Overview:
We are seeking a highly skilled Senior Manager – AIOps & MLOps to lead and oversee the automation, scalability, and reliability of AI/ML operations across the enterprise.
Responsibilities:
This role requires deep expertise in AI-driven observability, machine learning pipeline automation, cloud-based AI/ML platforms, and operational excellence. The ideal candidate will drive AI/ML model deployment, continuous monitoring, and self-healing automation to optimize system performance, minimize downtime, and enhance decision-making with real-time AI-driven insights.
- Lead and sustain large-scale AIOps, MLOps programs, ensuring alignment with business objectives, data governance standards, and enterprise data strategy.
- Oversee the implementation of real-time data observability, monitoring, and automation frameworks to enhance data reliability, quality, and operational efficiency.
- Develop program governance models and execution roadmaps to drive efficiency across data platforms, including Azure, AWS, GCP, and on-prem environments.
- Ensure seamless integration of CI/CD, data pipeline automation, and self-healing capabilities across the enterprise. Partner in building the next generation D&A platform(s), and leading a high-performing data operations team.
- Lead and manage the full people, process and technology driven Data & Analytics platform technology strategy and cultural shift for PepsiCo IT to a world class data first organization working across all Sector S&T.
- Champion of PepsiCo’s Data & Analytics program and platform management supporting large scale global data engineering efforts partnering across S&T organization
- Support Data & Analytics Technology Transformations to provide full sustainment capabilities across the PepsiCo Data Estate, including data platform management automation of proactive issue identification and self-healing abilities.
AIOps & Observability Automation:
- Design and implement AIOps strategies for automating IT operations using Azure Monitor, Azure Log Analytics, Azure Sentinel, and AI-driven alerting.

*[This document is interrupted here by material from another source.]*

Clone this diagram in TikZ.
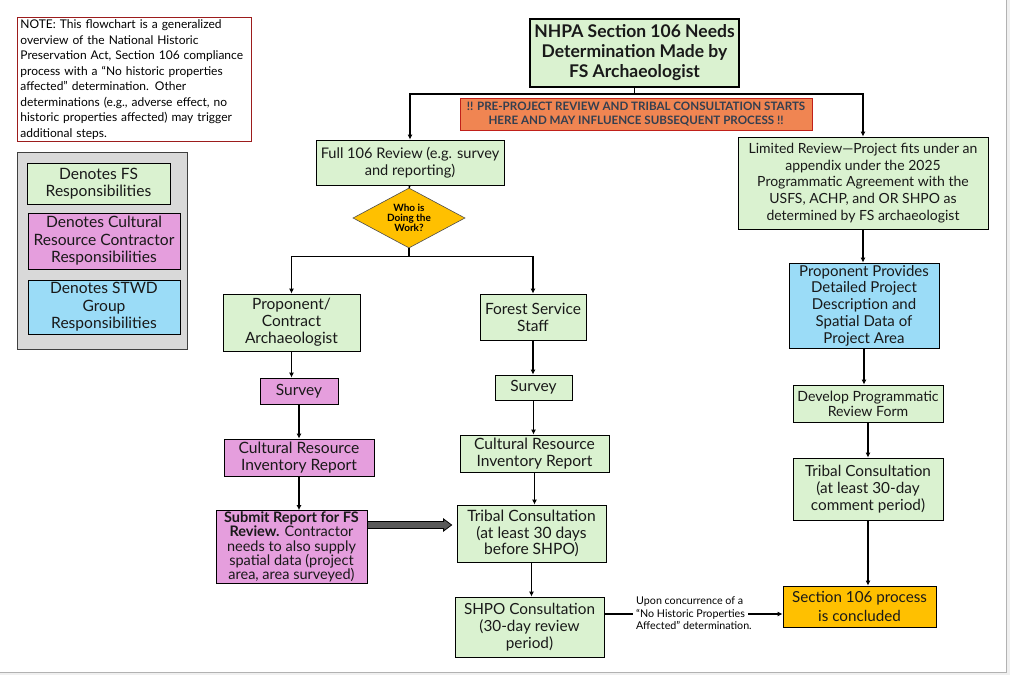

- Deploy Azure-based observability solutions (Azure Monitor, Application Insights, Azure Synapse for log analytics, and Azure Data Explorer) to enhance real-time system performance monitoring.
- Enable AI-driven anomaly detection and root cause analysis (RCA) using Azure Machine Learning (Azure ML) and AI-powered log analytics.
- Develop self-healing and auto-remediation mechanisms using Azure Logic Apps, Azure Functions, and Power Automate to proactively resolve system issues.
MLOps & Machine Learning Pipeline Management:
- Lead end-to-end ML lifecycle automation using Azure ML, Azure DevOps, and Azure Pipelines for ML (CI/CD).
- Deploy scalable ML models with Azure Kubernetes Service (AKS), Azure Machine Learning Compute, and Azure Container Instances.
- Automate feature engineering, model versioning, hyperparameter tuning, and drift detection using Azure ML Pipelines and MLflow.
- Optimize ML workflows with Azure Data Factory, Azure Databricks, and Azure Synapse Analytics for data preparation and ETL/ELT automation.
- Implement monitoring and explainability for ML models using Azure Responsible AI Dashboard, Fairlearn, and InterpretML.
Operational Excellence & Cross-Team Collaboration:
- Partner with Data Science, DevOps, CloudOps, and SRE teams to align AIOps/MLOps strategies with enterprise IT goals.
- Collaborate with business stakeholders and IT leadership to implement AI-driven insights and automation for improving operational decision-making.
- Define and track AI/ML operational KPIs, including model accuracy, latency, infrastructure efficiency, and predictive maintenance metric.
Risk, Compliance & AI Governance:
- Implement AI ethics, bias mitigation, and responsible AI practices for model governance in Azure Responsible AI Toolkits.
- Ensure compliance with Azure Information Protection (AIP), Role-Based Access Control (RBAC), and data security policies.
- Develop robust risk management strategies for AI-driven operational automation in Azure environments.
- Present program updates, risk assessments, and AIOps, MLOps maturity progress to senior executives and key stakeholders.
- Work collaboratively with wider PepsiCo colleagues to ensure your customer is delighted with their Azure cloud experience.
- Attract and build a diverse, high-performing team with capabilities needed to achieve current and future business objectives.
- Remove barriers to agility and enable the team to shift priorities quickly without losing productivity.
- Develop the appropriate organizational structure, resource plans and culture to support the business objectives and customer deliverables.
- Leverage your technical and operations expertise in cloud and high-performance computing to establish a solid understanding of the business, customers need, and ability to earn trust in relationships.